First of all, Jesus is on a mission of showing mercy to people:
The blessing and joy and life of God, wrapped up in acts of mercy and kindness.
Those of us who call ourselves Christians had better be prepared to lose the label
Unless we too can learn to go out of our own way and be called out of ourselves
In order to show mercy and kindness to others.
Second, this mission of mercy is specifically extended and given to people
Who are very much unlike Jesus:
They aren’t Jews, they live in places he’s not supposed to go,
In conditions that create major discomfort,
And they have problems he isn’t necessarily even required to care about.
He could live his whole life in their absence and be just fine,
Yet he cares enough about them,
Although he hasn’t even met them, to go to wherever they are:
To show the power of God, yes,
But to show it people who themselves had every right to pass him by.

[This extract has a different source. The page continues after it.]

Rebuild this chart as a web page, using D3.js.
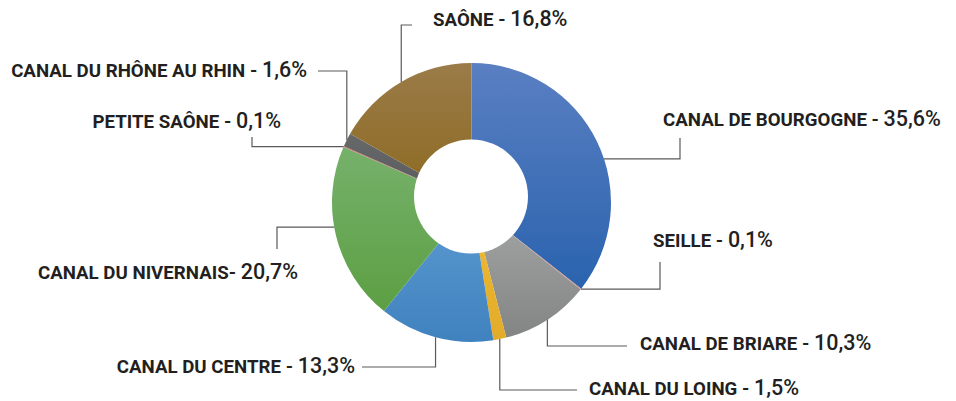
<!DOCTYPE html>
<html>
<head>
<meta charset="utf-8">
<script src="https://cdn.jsdelivr.net/npm/d3@7"></script>
<style>
  body { margin: 0; background: #fff; }
  text { font-family: Roboto, "Noto Sans", sans-serif; fill: #231f20; }
</style>
</head>
<body>
<div id="chart"></div>
<script>
// share of traffic per waterway
const names = ["CANAL DE BOURGOGNE", "SEILLE", "CANAL DE BRIARE", "CANAL DU LOING",
               "CANAL DU CENTRE", "CANAL DU NIVERNAIS", "PETITE SAÔNE",
               "CANAL DU RHÔNE AU RHIN", "SAÔNE"];
const values = [35.6, 0.1, 10.3, 1.5, 13.3, 20.7, 0.1, 1.6, 16.8];
const seps = [" - ", " - ", " - ", " - ", " - ", "- ", " - ", " - ", " - "];
const colorTop = ["#5a7fc2", "#e08a78", "#a6a7a7", "#f2bc30", "#5e9bd1", "#76b16b", "#e06a6a", "#66686a", "#9b7b48"];
const colorBot = ["#2a63ae", "#e08a78", "#838585", "#e2ab2a", "#3f82bf", "#5c9f43", "#e06a6a", "#58595b", "#8c6920"];

// label placement: x, y (baseline), anchor, leader mode, elbow, end, position inside slice
const labelX = [663, 653, 640, 589, 355, 298, 281, 307, 433];
const labelY = [126, 247, 350, 395, 373, 279, 128, 77, 26];
const anchor = ["start", "start", "start", "start", "end", "end", "end", "end", "start"];
const leaderMode = ["h", "h", "v", "v", "v", "h", "h", "v", "v"];
const leaderElbow = [680, 660, 346, 390, 367, 277, 252, 71, 25];
const leaderEnd = [138, 262, 627, 577, 362, 249, 137, 318, 412];
const leaderPos = [0.56, 0.5, 0.5, 0.5, 0.5, 0.55, 0.5, 0.5, 0.5];

const width = 956, height = 401;
const cx = 471.5, cy = 202.5, outerR = 139.5;
const holeX = 471, holeY = 196.5, holeR = 57;

var svg = d3.select("#chart").append("svg")
    .attr("width", width)
    .attr("height", height);

var defs = svg.append("defs");
names.forEach(function(n, i) {
    var g = defs.append("linearGradient")
        .attr("id", "grad" + i)
        .attr("x1", 0).attr("y1", 0).attr("x2", 0).attr("y2", 1);
    g.append("stop").attr("offset", "0%").attr("stop-color", colorTop[i]);
    g.append("stop").attr("offset", "100%").attr("stop-color", colorBot[i]);
});

var pie = d3.pie().sort(null).value(d => d);
var arcs = pie(values);
var arc = d3.arc().innerRadius(0).outerRadius(outerR);

var g = svg.append("g").attr("transform", "translate(" + cx + "," + cy + ")");
g.selectAll("path")
    .data(arcs)
    .enter()
    .append("path")
    .attr("d", arc)
    .attr("fill", (d, i) => "url(#grad" + i + ")");

// hole
svg.append("circle")
    .attr("cx", holeX)
    .attr("cy", holeY)
    .attr("r", holeR)
    .attr("fill", "#fff");

// leader lines
arcs.forEach(function(d, i) {
    var a = d.startAngle + (d.endAngle - d.startAngle) * leaderPos[i];
    var px = cx + outerR * Math.sin(a);
    var py = cy - outerR * Math.cos(a);
    var pts;
    if (leaderMode[i] == "h") {
        pts = [[px, py], [leaderElbow[i], py], [leaderElbow[i], leaderEnd[i]]];
    } else {
        pts = [[px, py], [px, leaderElbow[i]], [leaderEnd[i], leaderElbow[i]]];
    }
    svg.append("path")
        .attr("d", d3.line()(pts))
        .attr("fill", "none")
        .attr("stroke", "#5a5a5a")
        .attr("stroke-width", 1.2);
});

// labels
var fmt = d3.format(".1f");
names.forEach(function(n, i) {
    var t = svg.append("text")
        .attr("x", labelX[i])
        .attr("y", labelY[i])
        .attr("text-anchor", anchor[i]);
    t.append("tspan")
        .attr("font-size", 18.7)
        .attr("font-weight", 700)
        .text(n + seps[i]);
    t.append("tspan")
        .attr("font-size", 21.5)
        .attr("font-weight", 500)
        .text(fmt(values[i]).replace(".", ",") + "%");
});
</script>
</body>
</html>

He crosses boundaries left and right; he crosses them and crosses them,
Taking their residue to the next place and to the next place,
Enfolding them in a message of mercy and healing
That isn’t just some pie-in-the-sky scenario,
But is real, and Godly, and very much in simple human terms, on a human scale:
A daughter restored to sanity and a deaf man who can hear.
Third, when they are healed, they praise God!
They may return to their appointed daily rounds,
But it is with words of thanksgiving on their lips – doxology and love
To a God who does all things well,
Or, as the Greek text tells us, Makes all things beautiful.
It is not the pantheon of gods in the cities –
Gods who demand selfish sacrifices of wine and grain and oil –
But it is a God who demands a harvest of mercy,
A God who shows us, through Jesus, that rules about who is unclean
Ultimately pale in comparison to rules about who receives mercy and kindness.
See! Whoever they are, whatever they’ve been through, whatever situation they’re in,
They rise and walk and are whole.
Long before Jesus, the prophet Hosea wrote in the voice of God,
“I desire mercy, not sacrifice.”
And it is in following these words of advice from scripture
That Jesus shows his followers what true worship really looks like.